■ THE EXERCISE ■
Leave out the images and repeat the listing below without a single change.
◆ ◆ ◆
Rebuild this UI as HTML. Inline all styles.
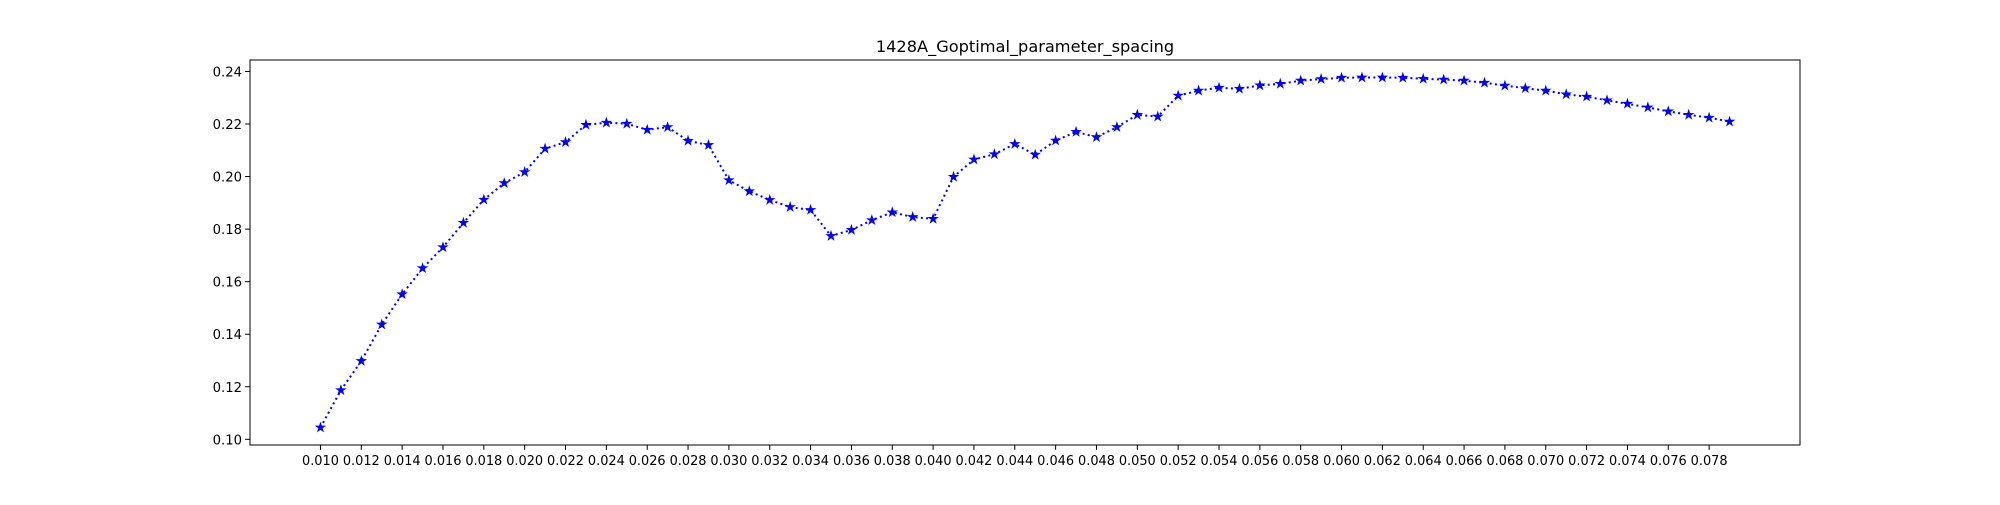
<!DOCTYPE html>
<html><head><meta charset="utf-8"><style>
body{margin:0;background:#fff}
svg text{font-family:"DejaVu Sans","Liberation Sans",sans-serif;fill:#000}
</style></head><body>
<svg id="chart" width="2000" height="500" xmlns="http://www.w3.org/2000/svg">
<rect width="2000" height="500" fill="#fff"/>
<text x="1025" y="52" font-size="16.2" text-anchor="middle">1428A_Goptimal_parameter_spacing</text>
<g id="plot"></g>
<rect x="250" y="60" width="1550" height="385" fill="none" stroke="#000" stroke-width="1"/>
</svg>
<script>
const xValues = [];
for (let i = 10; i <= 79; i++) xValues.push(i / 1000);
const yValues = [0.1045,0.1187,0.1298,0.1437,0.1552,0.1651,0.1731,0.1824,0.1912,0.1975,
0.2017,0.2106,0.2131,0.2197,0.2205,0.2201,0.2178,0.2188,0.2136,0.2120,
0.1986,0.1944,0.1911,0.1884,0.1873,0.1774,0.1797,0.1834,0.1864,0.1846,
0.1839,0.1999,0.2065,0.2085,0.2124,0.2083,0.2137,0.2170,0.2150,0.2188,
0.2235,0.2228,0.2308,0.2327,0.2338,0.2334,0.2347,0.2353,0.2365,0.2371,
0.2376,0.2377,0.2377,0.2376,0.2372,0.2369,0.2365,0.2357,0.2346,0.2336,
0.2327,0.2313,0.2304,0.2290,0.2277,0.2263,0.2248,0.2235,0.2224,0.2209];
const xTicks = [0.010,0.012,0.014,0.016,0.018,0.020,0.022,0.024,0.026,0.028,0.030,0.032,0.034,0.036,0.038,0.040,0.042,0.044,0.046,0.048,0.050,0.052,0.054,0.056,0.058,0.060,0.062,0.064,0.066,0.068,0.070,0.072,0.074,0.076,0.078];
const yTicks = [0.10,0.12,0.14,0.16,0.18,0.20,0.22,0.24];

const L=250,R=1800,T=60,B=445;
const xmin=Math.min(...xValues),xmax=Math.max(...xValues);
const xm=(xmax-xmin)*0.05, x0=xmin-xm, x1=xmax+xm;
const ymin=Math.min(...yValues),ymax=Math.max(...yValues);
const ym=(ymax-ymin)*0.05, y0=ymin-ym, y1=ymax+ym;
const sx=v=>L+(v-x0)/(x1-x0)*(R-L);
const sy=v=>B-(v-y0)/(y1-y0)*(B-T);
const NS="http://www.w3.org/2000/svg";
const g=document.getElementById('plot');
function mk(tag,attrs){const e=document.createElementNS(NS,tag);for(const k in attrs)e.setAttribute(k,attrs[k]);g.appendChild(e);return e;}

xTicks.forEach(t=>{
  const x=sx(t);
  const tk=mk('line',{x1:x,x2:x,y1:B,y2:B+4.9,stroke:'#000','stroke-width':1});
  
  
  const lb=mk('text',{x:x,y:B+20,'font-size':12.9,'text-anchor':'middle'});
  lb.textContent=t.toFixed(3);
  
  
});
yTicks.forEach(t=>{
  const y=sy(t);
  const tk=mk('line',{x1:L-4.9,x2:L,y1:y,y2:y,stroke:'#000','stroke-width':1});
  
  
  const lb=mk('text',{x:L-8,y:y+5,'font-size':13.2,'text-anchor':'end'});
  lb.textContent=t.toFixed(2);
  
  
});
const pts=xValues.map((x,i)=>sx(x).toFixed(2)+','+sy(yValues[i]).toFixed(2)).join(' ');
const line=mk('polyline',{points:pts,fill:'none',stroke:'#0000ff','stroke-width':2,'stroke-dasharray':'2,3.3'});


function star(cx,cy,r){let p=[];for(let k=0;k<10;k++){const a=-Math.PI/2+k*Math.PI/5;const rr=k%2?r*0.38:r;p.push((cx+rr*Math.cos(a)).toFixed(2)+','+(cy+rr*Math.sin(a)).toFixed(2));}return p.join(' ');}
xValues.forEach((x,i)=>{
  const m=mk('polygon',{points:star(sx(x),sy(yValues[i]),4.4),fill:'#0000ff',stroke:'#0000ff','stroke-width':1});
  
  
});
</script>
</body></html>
◆ ◆ ◆
■ SOLUTION TO THE PROBLEM ■
Rebuild this UI as HTML. Inline all styles.
<!DOCTYPE html>
<html><head><meta charset="utf-8"><style>
body{margin:0;background:#fff}
svg text{font-family:"DejaVu Sans","Liberation Sans",sans-serif;fill:#000}
</style></head><body>
<svg id="chart" width="2000" height="500" xmlns="http://www.w3.org/2000/svg">
<rect width="2000" height="500" fill="#fff"/>
<text x="1025" y="52" font-size="16.2" text-anchor="middle">1428A_Goptimal_parameter_spacing</text>
<g id="plot"></g>
<rect x="250" y="60" width="1550" height="385" fill="none" stroke="#000" stroke-width="1"/>
</svg>
<script>
const xValues = [];
for (let i = 10; i <= 79; i++) xValues.push(i / 1000);
const yValues = [0.1045,0.1187,0.1298,0.1437,0.1552,0.1651,0.1731,0.1824,0.1912,0.1975,
0.2017,0.2106,0.2131,0.2197,0.2205,0.2201,0.2178,0.2188,0.2136,0.2120,
0.1986,0.1944,0.1911,0.1884,0.1873,0.1774,0.1797,0.1834,0.1864,0.1846,
0.1839,0.1999,0.2065,0.2085,0.2124,0.2083,0.2137,0.2170,0.2150,0.2188,
0.2235,0.2228,0.2308,0.2327,0.2338,0.2334,0.2347,0.2353,0.2365,0.2371,
0.2376,0.2377,0.2377,0.2376,0.2372,0.2369,0.2365,0.2357,0.2346,0.2336,
0.2327,0.2313,0.2304,0.2290,0.2277,0.2263,0.2248,0.2235,0.2224,0.2209];
const xTicks = [0.010,0.012,0.014,0.016,0.018,0.020,0.022,0.024,0.026,0.028,0.030,0.032,0.034,0.036,0.038,0.040,0.042,0.044,0.046,0.048,0.050,0.052,0.054,0.056,0.058,0.060,0.062,0.064,0.066,0.068,0.070,0.072,0.074,0.076,0.078];
const yTicks = [0.10,0.12,0.14,0.16,0.18,0.20,0.22,0.24];

const L=250,R=1800,T=60,B=445;
const xmin=Math.min(...xValues),xmax=Math.max(...xValues);
const xm=(xmax-xmin)*0.05, x0=xmin-xm, x1=xmax+xm;
const ymin=Math.min(...yValues),ymax=Math.max(...yValues);
const ym=(ymax-ymin)*0.05, y0=ymin-ym, y1=ymax+ym;
const sx=v=>L+(v-x0)/(x1-x0)*(R-L);
const sy=v=>B-(v-y0)/(y1-y0)*(B-T);
const NS="http://www.w3.org/2000/svg";
const g=document.getElementById('plot');
function mk(tag,attrs){const e=document.createElementNS(NS,tag);for(const k in attrs)e.setAttribute(k,attrs[k]);g.appendChild(e);return e;}

xTicks.forEach(t=>{
  const x=sx(t);
  const tk=mk('line',{x1:x,x2:x,y1:B,y2:B+4.9,stroke:'#000','stroke-width':1});
  
  
  const lb=mk('text',{x:x,y:B+20,'font-size':12.9,'text-anchor':'middle'});
  lb.textContent=t.toFixed(3);
  
  
});
yTicks.forEach(t=>{
  const y=sy(t);
  const tk=mk('line',{x1:L-4.9,x2:L,y1:y,y2:y,stroke:'#000','stroke-width':1});
  
  
  const lb=mk('text',{x:L-8,y:y+5,'font-size':13.2,'text-anchor':'end'});
  lb.textContent=t.toFixed(2);
  
  
});
const pts=xValues.map((x,i)=>sx(x).toFixed(2)+','+sy(yValues[i]).toFixed(2)).join(' ');
const line=mk('polyline',{points:pts,fill:'none',stroke:'#0000ff','stroke-width':2,'stroke-dasharray':'2,3.3'});


function star(cx,cy,r){let p=[];for(let k=0;k<10;k++){const a=-Math.PI/2+k*Math.PI/5;const rr=k%2?r*0.38:r;p.push((cx+rr*Math.cos(a)).toFixed(2)+','+(cy+rr*Math.sin(a)).toFixed(2));}return p.join(' ');}
xValues.forEach((x,i)=>{
  const m=mk('polygon',{points:star(sx(x),sy(yValues[i]),4.4),fill:'#0000ff',stroke:'#0000ff','stroke-width':1});
  
  
});
</script>
</body></html>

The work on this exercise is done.